OBJECTIVE – Repeat the material exactly, every line of it.

--- start GIVEN INFORMATION ---

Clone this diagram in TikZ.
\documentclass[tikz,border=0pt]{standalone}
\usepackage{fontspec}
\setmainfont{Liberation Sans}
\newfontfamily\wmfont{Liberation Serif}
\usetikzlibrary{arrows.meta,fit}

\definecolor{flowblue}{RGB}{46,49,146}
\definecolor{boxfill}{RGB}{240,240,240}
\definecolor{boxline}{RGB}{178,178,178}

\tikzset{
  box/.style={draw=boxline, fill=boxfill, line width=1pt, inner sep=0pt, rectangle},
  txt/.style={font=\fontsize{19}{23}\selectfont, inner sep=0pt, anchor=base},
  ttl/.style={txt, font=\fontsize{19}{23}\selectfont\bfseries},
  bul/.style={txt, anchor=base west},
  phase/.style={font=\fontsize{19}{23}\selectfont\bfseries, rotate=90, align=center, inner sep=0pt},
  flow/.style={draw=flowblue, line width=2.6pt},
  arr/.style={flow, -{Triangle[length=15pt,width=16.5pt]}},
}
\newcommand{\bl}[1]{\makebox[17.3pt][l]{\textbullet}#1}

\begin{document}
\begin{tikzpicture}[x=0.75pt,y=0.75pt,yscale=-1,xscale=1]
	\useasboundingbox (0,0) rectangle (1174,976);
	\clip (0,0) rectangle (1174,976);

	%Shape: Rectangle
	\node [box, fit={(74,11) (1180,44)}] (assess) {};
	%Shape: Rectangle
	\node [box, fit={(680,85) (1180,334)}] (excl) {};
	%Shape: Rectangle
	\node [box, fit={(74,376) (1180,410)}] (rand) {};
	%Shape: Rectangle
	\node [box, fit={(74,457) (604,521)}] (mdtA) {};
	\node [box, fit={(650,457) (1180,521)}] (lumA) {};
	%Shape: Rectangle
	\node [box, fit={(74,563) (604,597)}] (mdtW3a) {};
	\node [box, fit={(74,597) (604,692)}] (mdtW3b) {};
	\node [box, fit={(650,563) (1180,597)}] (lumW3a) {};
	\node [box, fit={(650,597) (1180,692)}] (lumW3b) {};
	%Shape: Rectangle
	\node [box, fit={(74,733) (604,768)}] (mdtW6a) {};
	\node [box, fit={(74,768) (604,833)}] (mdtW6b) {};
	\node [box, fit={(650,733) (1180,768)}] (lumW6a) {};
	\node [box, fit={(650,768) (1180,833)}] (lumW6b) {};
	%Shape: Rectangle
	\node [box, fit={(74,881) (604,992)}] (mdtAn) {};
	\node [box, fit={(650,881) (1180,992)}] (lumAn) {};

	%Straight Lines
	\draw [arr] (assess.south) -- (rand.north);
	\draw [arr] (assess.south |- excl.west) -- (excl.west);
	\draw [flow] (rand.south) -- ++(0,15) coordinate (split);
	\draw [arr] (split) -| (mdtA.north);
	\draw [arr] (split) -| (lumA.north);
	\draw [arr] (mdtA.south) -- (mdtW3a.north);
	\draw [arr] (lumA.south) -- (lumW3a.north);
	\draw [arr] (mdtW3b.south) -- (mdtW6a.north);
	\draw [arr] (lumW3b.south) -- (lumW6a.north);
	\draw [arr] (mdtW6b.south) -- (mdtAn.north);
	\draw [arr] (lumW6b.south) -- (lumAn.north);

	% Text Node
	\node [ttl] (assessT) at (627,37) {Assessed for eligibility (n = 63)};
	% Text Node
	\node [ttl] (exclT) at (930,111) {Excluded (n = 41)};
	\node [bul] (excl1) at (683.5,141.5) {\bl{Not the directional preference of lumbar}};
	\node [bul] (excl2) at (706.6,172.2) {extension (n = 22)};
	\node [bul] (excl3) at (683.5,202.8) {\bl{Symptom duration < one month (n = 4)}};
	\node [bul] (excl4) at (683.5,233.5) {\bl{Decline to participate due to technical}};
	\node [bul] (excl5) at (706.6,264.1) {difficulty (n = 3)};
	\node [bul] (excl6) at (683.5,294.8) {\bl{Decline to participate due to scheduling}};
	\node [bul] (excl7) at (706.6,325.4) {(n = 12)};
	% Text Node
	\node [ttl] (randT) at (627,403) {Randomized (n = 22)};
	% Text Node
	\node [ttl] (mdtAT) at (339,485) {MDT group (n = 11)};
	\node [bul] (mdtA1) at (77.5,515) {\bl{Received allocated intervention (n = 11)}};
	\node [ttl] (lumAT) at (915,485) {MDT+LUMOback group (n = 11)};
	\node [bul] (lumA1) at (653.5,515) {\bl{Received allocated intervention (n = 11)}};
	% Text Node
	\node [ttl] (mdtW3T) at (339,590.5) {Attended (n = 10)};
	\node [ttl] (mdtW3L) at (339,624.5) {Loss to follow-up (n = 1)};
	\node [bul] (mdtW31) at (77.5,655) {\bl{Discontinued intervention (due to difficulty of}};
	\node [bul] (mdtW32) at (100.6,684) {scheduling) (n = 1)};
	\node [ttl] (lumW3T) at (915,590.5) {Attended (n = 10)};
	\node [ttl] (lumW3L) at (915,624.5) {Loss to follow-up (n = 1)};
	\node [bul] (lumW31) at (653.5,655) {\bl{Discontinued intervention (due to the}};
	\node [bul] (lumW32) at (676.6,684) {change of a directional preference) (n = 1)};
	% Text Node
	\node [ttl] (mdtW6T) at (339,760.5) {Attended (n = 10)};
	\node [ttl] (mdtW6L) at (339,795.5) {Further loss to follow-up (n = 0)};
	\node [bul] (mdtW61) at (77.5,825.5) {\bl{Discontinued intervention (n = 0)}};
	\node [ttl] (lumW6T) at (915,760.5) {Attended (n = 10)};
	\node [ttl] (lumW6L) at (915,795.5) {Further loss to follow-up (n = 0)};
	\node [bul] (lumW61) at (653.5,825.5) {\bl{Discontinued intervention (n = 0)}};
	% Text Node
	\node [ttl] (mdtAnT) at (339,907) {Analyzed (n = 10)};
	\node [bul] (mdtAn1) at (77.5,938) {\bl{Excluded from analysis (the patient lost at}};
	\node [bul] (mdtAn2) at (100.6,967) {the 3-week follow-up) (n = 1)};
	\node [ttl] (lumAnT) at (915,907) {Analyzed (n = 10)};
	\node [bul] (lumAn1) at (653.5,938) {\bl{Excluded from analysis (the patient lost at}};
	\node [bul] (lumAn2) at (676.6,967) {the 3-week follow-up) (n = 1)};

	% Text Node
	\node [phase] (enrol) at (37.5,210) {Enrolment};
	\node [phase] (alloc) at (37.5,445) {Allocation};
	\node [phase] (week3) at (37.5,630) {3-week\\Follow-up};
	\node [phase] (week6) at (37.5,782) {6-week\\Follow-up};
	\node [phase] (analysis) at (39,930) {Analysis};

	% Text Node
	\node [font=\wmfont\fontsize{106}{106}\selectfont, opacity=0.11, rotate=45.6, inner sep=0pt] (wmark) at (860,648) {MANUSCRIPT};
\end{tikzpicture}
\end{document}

--- end GIVEN INFORMATION ---

FULL OUTPUT –
Clone this diagram in TikZ.
\documentclass[tikz,border=0pt]{standalone}
\usepackage{fontspec}
\setmainfont{Liberation Sans}
\newfontfamily\wmfont{Liberation Serif}
\usetikzlibrary{arrows.meta,fit}

\definecolor{flowblue}{RGB}{46,49,146}
\definecolor{boxfill}{RGB}{240,240,240}
\definecolor{boxline}{RGB}{178,178,178}

\tikzset{
  box/.style={draw=boxline, fill=boxfill, line width=1pt, inner sep=0pt, rectangle},
  txt/.style={font=\fontsize{19}{23}\selectfont, inner sep=0pt, anchor=base},
  ttl/.style={txt, font=\fontsize{19}{23}\selectfont\bfseries},
  bul/.style={txt, anchor=base west},
  phase/.style={font=\fontsize{19}{23}\selectfont\bfseries, rotate=90, align=center, inner sep=0pt},
  flow/.style={draw=flowblue, line width=2.6pt},
  arr/.style={flow, -{Triangle[length=15pt,width=16.5pt]}},
}
\newcommand{\bl}[1]{\makebox[17.3pt][l]{\textbullet}#1}

\begin{document}
\begin{tikzpicture}[x=0.75pt,y=0.75pt,yscale=-1,xscale=1]
	\useasboundingbox (0,0) rectangle (1174,976);
	\clip (0,0) rectangle (1174,976);

	%Shape: Rectangle
	\node [box, fit={(74,11) (1180,44)}] (assess) {};
	%Shape: Rectangle
	\node [box, fit={(680,85) (1180,334)}] (excl) {};
	%Shape: Rectangle
	\node [box, fit={(74,376) (1180,410)}] (rand) {};
	%Shape: Rectangle
	\node [box, fit={(74,457) (604,521)}] (mdtA) {};
	\node [box, fit={(650,457) (1180,521)}] (lumA) {};
	%Shape: Rectangle
	\node [box, fit={(74,563) (604,597)}] (mdtW3a) {};
	\node [box, fit={(74,597) (604,692)}] (mdtW3b) {};
	\node [box, fit={(650,563) (1180,597)}] (lumW3a) {};
	\node [box, fit={(650,597) (1180,692)}] (lumW3b) {};
	%Shape: Rectangle
	\node [box, fit={(74,733) (604,768)}] (mdtW6a) {};
	\node [box, fit={(74,768) (604,833)}] (mdtW6b) {};
	\node [box, fit={(650,733) (1180,768)}] (lumW6a) {};
	\node [box, fit={(650,768) (1180,833)}] (lumW6b) {};
	%Shape: Rectangle
	\node [box, fit={(74,881) (604,992)}] (mdtAn) {};
	\node [box, fit={(650,881) (1180,992)}] (lumAn) {};

	%Straight Lines
	\draw [arr] (assess.south) -- (rand.north);
	\draw [arr] (assess.south |- excl.west) -- (excl.west);
	\draw [flow] (rand.south) -- ++(0,15) coordinate (split);
	\draw [arr] (split) -| (mdtA.north);
	\draw [arr] (split) -| (lumA.north);
	\draw [arr] (mdtA.south) -- (mdtW3a.north);
	\draw [arr] (lumA.south) -- (lumW3a.north);
	\draw [arr] (mdtW3b.south) -- (mdtW6a.north);
	\draw [arr] (lumW3b.south) -- (lumW6a.north);
	\draw [arr] (mdtW6b.south) -- (mdtAn.north);
	\draw [arr] (lumW6b.south) -- (lumAn.north);

	% Text Node
	\node [ttl] (assessT) at (627,37) {Assessed for eligibility (n = 63)};
	% Text Node
	\node [ttl] (exclT) at (930,111) {Excluded (n = 41)};
	\node [bul] (excl1) at (683.5,141.5) {\bl{Not the directional preference of lumbar}};
	\node [bul] (excl2) at (706.6,172.2) {extension (n = 22)};
	\node [bul] (excl3) at (683.5,202.8) {\bl{Symptom duration < one month (n = 4)}};
	\node [bul] (excl4) at (683.5,233.5) {\bl{Decline to participate due to technical}};
	\node [bul] (excl5) at (706.6,264.1) {difficulty (n = 3)};
	\node [bul] (excl6) at (683.5,294.8) {\bl{Decline to participate due to scheduling}};
	\node [bul] (excl7) at (706.6,325.4) {(n = 12)};
	% Text Node
	\node [ttl] (randT) at (627,403) {Randomized (n = 22)};
	% Text Node
	\node [ttl] (mdtAT) at (339,485) {MDT group (n = 11)};
	\node [bul] (mdtA1) at (77.5,515) {\bl{Received allocated intervention (n = 11)}};
	\node [ttl] (lumAT) at (915,485) {MDT+LUMOback group (n = 11)};
	\node [bul] (lumA1) at (653.5,515) {\bl{Received allocated intervention (n = 11)}};
	% Text Node
	\node [ttl] (mdtW3T) at (339,590.5) {Attended (n = 10)};
	\node [ttl] (mdtW3L) at (339,624.5) {Loss to follow-up (n = 1)};
	\node [bul] (mdtW31) at (77.5,655) {\bl{Discontinued intervention (due to difficulty of}};
	\node [bul] (mdtW32) at (100.6,684) {scheduling) (n = 1)};
	\node [ttl] (lumW3T) at (915,590.5) {Attended (n = 10)};
	\node [ttl] (lumW3L) at (915,624.5) {Loss to follow-up (n = 1)};
	\node [bul] (lumW31) at (653.5,655) {\bl{Discontinued intervention (due to the}};
	\node [bul] (lumW32) at (676.6,684) {change of a directional preference) (n = 1)};
	% Text Node
	\node [ttl] (mdtW6T) at (339,760.5) {Attended (n = 10)};
	\node [ttl] (mdtW6L) at (339,795.5) {Further loss to follow-up (n = 0)};
	\node [bul] (mdtW61) at (77.5,825.5) {\bl{Discontinued intervention (n = 0)}};
	\node [ttl] (lumW6T) at (915,760.5) {Attended (n = 10)};
	\node [ttl] (lumW6L) at (915,795.5) {Further loss to follow-up (n = 0)};
	\node [bul] (lumW61) at (653.5,825.5) {\bl{Discontinued intervention (n = 0)}};
	% Text Node
	\node [ttl] (mdtAnT) at (339,907) {Analyzed (n = 10)};
	\node [bul] (mdtAn1) at (77.5,938) {\bl{Excluded from analysis (the patient lost at}};
	\node [bul] (mdtAn2) at (100.6,967) {the 3-week follow-up) (n = 1)};
	\node [ttl] (lumAnT) at (915,907) {Analyzed (n = 10)};
	\node [bul] (lumAn1) at (653.5,938) {\bl{Excluded from analysis (the patient lost at}};
	\node [bul] (lumAn2) at (676.6,967) {the 3-week follow-up) (n = 1)};

	% Text Node
	\node [phase] (enrol) at (37.5,210) {Enrolment};
	\node [phase] (alloc) at (37.5,445) {Allocation};
	\node [phase] (week3) at (37.5,630) {3-week\\Follow-up};
	\node [phase] (week6) at (37.5,782) {6-week\\Follow-up};
	\node [phase] (analysis) at (39,930) {Analysis};

	% Text Node
	\node [font=\wmfont\fontsize{106}{106}\selectfont, opacity=0.11, rotate=45.6, inner sep=0pt] (wmark) at (860,648) {MANUSCRIPT};
\end{tikzpicture}
\end{document}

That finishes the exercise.